Ash fires his boomstick, but Max easily avoids the shots. She jumps up and delivers a swift kick to his face. He stumbles backwards. She tries to follow-up, but Ash is done playing now and raises his chainsaw arm. He goes on the offensive, charging, and Max is barely able to keep from being hit as she dodges each blow. Ash backs her up to a chainlink fence and tries to go in for the kill. Before he can deliver the final blow, however, Max catches Ash’s forearm. She’s stronger than Ash, and she turns his own chainsaw arm against him. The blades hits him in the stomach, nearly tearing him in half.
Winner:
Max (52.94%)
The Blasphemous Wench Speaks: This was another close battle all week, and I was incredibly surprised to see Max win it . . . but happy too, because I think she’d slaughter him. Also, as awesomely cool as a chainsaw arm is, it’s rare when a chainsaw doesn’t actually end up being more trouble than it’s worth.
6. RIPLEY VS SELENE
Selene flees the Earth, looking for a little cozy spot for her and Michael to live where they won’t constantly be hunted down by vampires or werewolves. But this leads to a limited food supply, so Selene starts eating fellow star-travelers. Ripley highly objects to being eaten.

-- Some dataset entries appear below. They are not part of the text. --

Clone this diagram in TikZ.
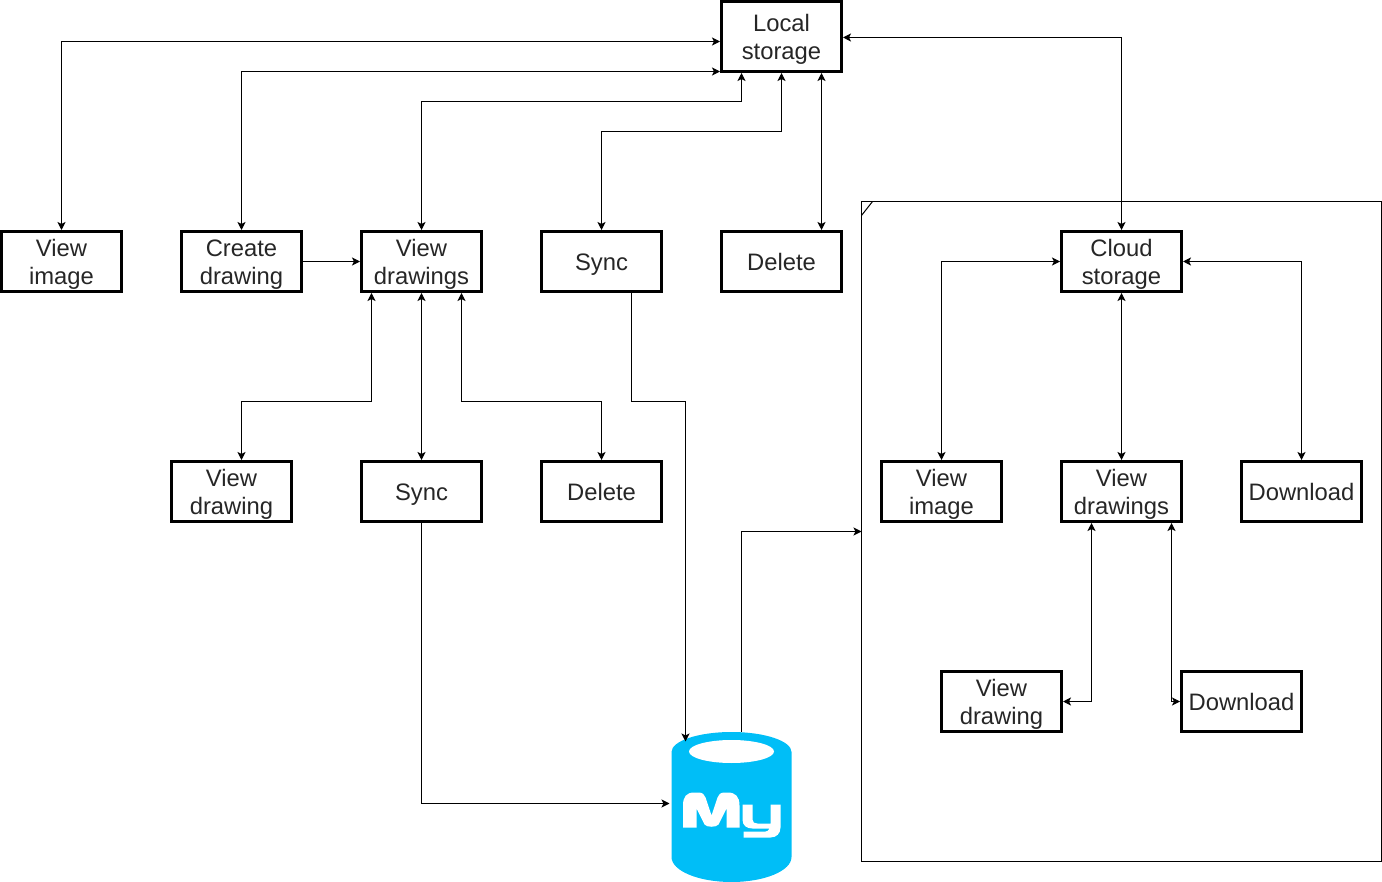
\documentclass[tikz,border=0pt]{standalone}
\usepackage{fontspec}
\setmainfont{Liberation Sans}
\usetikzlibrary{arrows.meta,calc}
\definecolor{dbblue}{HTML}{00BEF7}
\tikzset{
  >={Stealth[length=8pt,width=8pt,inset=2pt]},
  box/.style={draw=black, line width=3pt, minimum width=120pt, minimum height=60pt, inner sep=0pt, align=center, text=black!85,
    font=\fontsize{23.8}{28}\selectfont, text height=23pt, text depth=5pt},
  boxtwo/.style={box, text height=51pt},
  link/.style={draw=black, line width=1pt},
  frame/.style={draw=black, line width=1pt},
}
\begin{document}
\begin{tikzpicture}[x=1pt,y=-1pt]
\useasboundingbox (0,0) rectangle (1382,882);
\begin{scope}[shift={(0.5,0.5)}]
% cloud frame
\node[frame, minimum width=520pt, minimum height=660pt, inner sep=0pt, outer sep=0pt, anchor=north west] (cloudframe) at (861,201) {};
\draw[frame] (861,215) -- (872,201);
% local side
\node[boxtwo, minimum height=70pt] (localstorage) at (781,36) {Local\\storage};
\node[boxtwo] (viewimage) at (61,261) {View\\image};
\node[boxtwo] (createdrawing) at (241,261) {Create\\drawing};
\node[boxtwo] (viewdrawings) at (421,261) {View\\drawings};
\node[box] (syncup) at (601,261) {Sync};
\node[box] (deleteup) at (781,261) {Delete};
\node[boxtwo] (viewdrawing) at (231,491) {View\\drawing};
\node[box] (syncdown) at (421,491) {Sync};
\node[box] (deletedown) at (601,491) {Delete};
% cloud side
\node[boxtwo] (cloudstorage) at (1121,261) {Cloud\\storage};
\node[boxtwo] (cloudimage) at (941,491) {View\\image};
\node[boxtwo] (clouddrawings) at (1121,491) {View\\drawings};
\node[box] (clouddownload) at (1301,491) {Download};
\node[boxtwo] (clouddrawing) at (1001,701) {View\\drawing};
\node[box] (drawingdownload) at (1241,701) {Download};
% database
\fill[dbblue] (671,751.5) arc[start angle=180, end angle=360, x radius=60, y radius=20]
  -- (791,856.5) arc[start angle=0, end angle=180, x radius=60, y radius=25] -- cycle;
\fill[white] (731,751) ellipse[x radius=42.5, y radius=11.5];
\fill[white] (682.5,827) -- (682.5,805) .. controls (682.5,796) and (686,792) .. (694,792)
  -- (698,792) .. controls (702,792) and (704,794) .. (705,797) -- (711,815)
  -- (717,797) .. controls (718,794) and (720,792) .. (724,792)
  -- (727,792) .. controls (735,792) and (739,796) .. (739,805) -- (739,827)
  -- (726,827) -- (726,808) -- (718,824) .. controls (716,827) and (706,827) .. (704,824)
  -- (696,808) -- (696,827) -- cycle;
\fill[white] (742,804) -- (752,804) -- (752,819) .. controls (752,822) and (754,823) .. (757,823)
  -- (770,823) -- (770,804) -- (780,804)
  -- (780,827) .. controls (780,833) and (776,837) .. (770,837) -- (743,837) -- (743,831)
  -- (765,831) .. controls (767,831) and (768,830) .. (769,828) -- (752,828)
  .. controls (746,828) and (742,825) .. (742,819) -- cycle;
\coordinate (dbtop) at (741,731);
\coordinate (dbleft) at (669,803);
\coordinate (dbin) at (685,741);
% links to local storage
\draw[link,<->] (viewimage.north) |- ($(localstorage.west)+(0,5)$);
\draw[link,<->] (createdrawing.north) |- ($(localstorage.west)+(0,35)$);
\draw[link,<->] (viewdrawings.north) |- (741,101) -- ($(localstorage.south)+(-40,0)$);
\draw[link,<->] (syncup.north) |- (781,131) -- (localstorage.south);
\draw[link,<->] ($(deleteup.north)+(40,0)$) -- ($(localstorage.south)+(40,0)$);
\draw[link,<->] (cloudstorage.north) |- ($(localstorage.east)+(0,1)$);
% view drawings
\draw[link,->] (createdrawing.east) -- (viewdrawings.west);
\draw[link,<->] ($(viewdrawings.south)+(-50,0)$) |- (241,401) -- ($(viewdrawing.north)+(10,0)$);
\draw[link,<->] (viewdrawings.south) -- (syncdown.north);
\draw[link,<->] ($(viewdrawings.south)+(40,0)$) |- (601,401) -- (deletedown.north);
% to database
\draw[link,->] ($(syncup.south)+(30,0)$) |- (685,401) -- (dbin);
\draw[link,->] (syncdown.south) |- (dbleft);
\draw[link,->] (dbtop) |- (cloudframe.west);
% cloud links
\draw[link,<->] (cloudstorage.west) -| (cloudimage.north);
\draw[link,<->] (cloudstorage.south) -- (clouddrawings.north);
\draw[link,<->] (cloudstorage.east) -| (clouddownload.north);
\draw[link,<->] ($(clouddrawings.south)+(-30,0)$) |- (clouddrawing.east);
\draw[link,<->] ($(clouddrawings.south)+(50,0)$) |- (drawingdownload.west);
\end{scope}
\end{tikzpicture}
\end{document}
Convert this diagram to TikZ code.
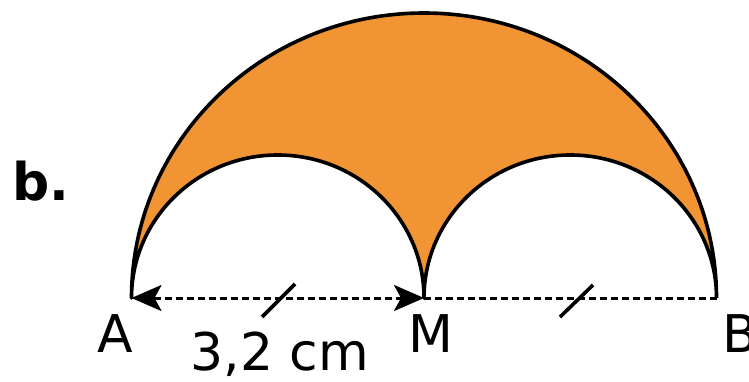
\documentclass[tikz,border=0pt]{standalone}
\usepackage{fontspec}
\setmainfont{DejaVu Sans}
\usetikzlibrary{arrows.meta}
\definecolor{fillorange}{RGB}{240,148,52}
\tikzset{
  outline/.style={draw=black, line width=1.8pt, line join=round, fill=fillorange},
  baseline dash/.style={line width=1.5pt, dash pattern=on 3.5pt off 2pt},
  tickmark/.style={line width=1.8pt},
  lbl/.style={font=\fontsize{26}{30}\selectfont, inner sep=0pt, anchor=base},
  bigarrows/.style={arrows={Stealth[length=15pt, width=13pt, inset=3.5pt]-Stealth[length=15pt, width=13pt, inset=3.5pt]}}
}
\begin{document}
\begin{tikzpicture}[x=0.5pt, y=0.5pt]
\useasboundingbox (0,0) rectangle (749,381);
\coordinate (A) at (131.5,83);
\coordinate (M) at (424,83);
\coordinate (B) at (716.5,83);
% shaded region
\path[outline] (B) arc[start angle=0, end angle=180, x radius=292.5, y radius=285]
  arc[start angle=180, end angle=0, x radius=146.25, y radius=143]
  arc[start angle=180, end angle=0, x radius=146.25, y radius=143];
% dashed baseline with arrows
\draw[baseline dash, bigarrows] (A) -- (M);
\draw[baseline dash] (M) -- (B);
% tick marks
\coordinate (t1a) at (262,64); \coordinate (t1b) at (295,97);
\coordinate (t2a) at (560,64); \coordinate (t2b) at (593,96);
\draw[tickmark] (t1a) -- (t1b);
\draw[tickmark] (t2a) -- (t2b);
% labels
\node[lbl] (lA) at (115,29) {A};
\node[lbl] (lM) at (431,29) {M};
\node[lbl, anchor=base west] (lB) at (722,29) {B};
\node[lbl] (len) at (280,11) {3,2 cm};
\node[lbl, anchor=base west, font=\fontsize{26}{30}\selectfont\bfseries] (lb) at (12,181) {b.};
\end{tikzpicture}
\end{document}
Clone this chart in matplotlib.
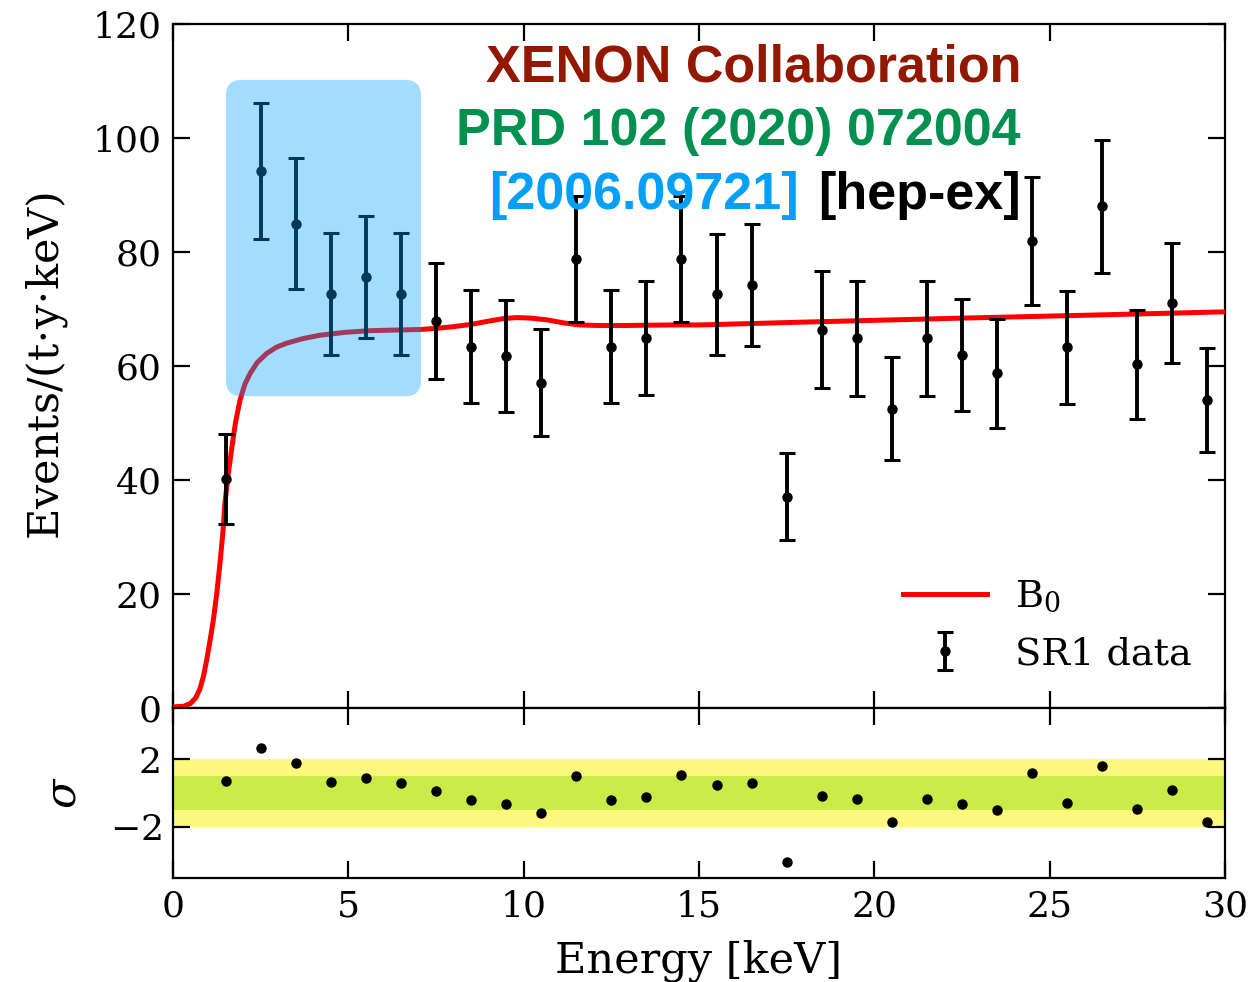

Selene chases Ripley around the ship, knocking her around a lot and generally playing with her food. Ripley tries shooting Selene, but Selene is unharmed. Ripley then considers going for the Power Loader, but she knows it will be too slow against the vampire. Instead, she tricks Selene by pretending to hide in the airlock. When Selene follows, Ripley punches her in the face and locks her inside. Then she ejects Selene into space.
Winner:
Ripley (60%)
The Blasphemous Wench Speaks: Selene was actually leading this fight for awhile, but towards the end of the week, Ripley and her general badassness took it back.
7. BLADE VS CYCLOPS
After slaying The Slayer, Blade leaves Sunnydale and starts looking for food elsewhere. When he hears about a school of super-powered mutants, Blade knows where he wants to go. Most of the X-Men are away fighting Sabertooth somewhere else, so while Professor X and Storm evacuate the children, Cyclops stands as the last line of defense for the mansion.
Cyclops blasts his optic lasers, but Blade is too fast for this. He gets close to Cyclops and the two fight hand to hand. Blade is stronger than Cyclops and wears him down, but Cyclops fires an optic blast to his chest. Blade goes flying backwards out of sight. Cyclops goes to finish the job, but Blade has disappeared. Cyclops looks around but doesn’t sense Blade behind him until too late. Blade bites into his neck and drinks up.
Winner:
Blade (52.78%)
The Blasphemous Wench Speaks: Another battle narrowly won by Blade. This guy likes to make a comeback, I’m telling you.
8. IRON MAN VS LIU KANG
Like Alice before him, Iron Man is drafted into Mortal Kombat to fight against Liu Kang. Liu Kang makes some chicken noises and jumps up to do his famous gravity-breaking bicycle kick of doom. Iron Man shoots a missile at him. Liu Kang dies very, very abruptly.
Winner:
Iron Man (86.49%)
The Blasphemous Wench Speaks: Our biggest knock-out of the night. Liu Kang only managed to get five votes total. I’d like to think his complete lack of body armor was a pretty huge factor there. I mean, seriously, Liu. You couldn’t even throw on a shirt? Pretend to not be so vulnerable?
That’s it for now. Week 3 Battles will be posted tomorrow.
Oh man, how did I miss this poll this week? Bummed! At least Batman advanced. If not, I might have to cut a bitch. 😉
There’s no way that slow, clunky, bucket of bolts could have taken out Batman. A Terminator, however…
Batman Vs Terminator?
Someone please make that movie!!!
I’d buy that for a dollar!
I’m seeing an Iron Man/Killer Rabbit finale. Can’t believe I actually typed those words.
With all the Batman fans here it will probably end up Batman/Killer Rabbit with the Rabbit having an actual chance of winning just because it would be funny.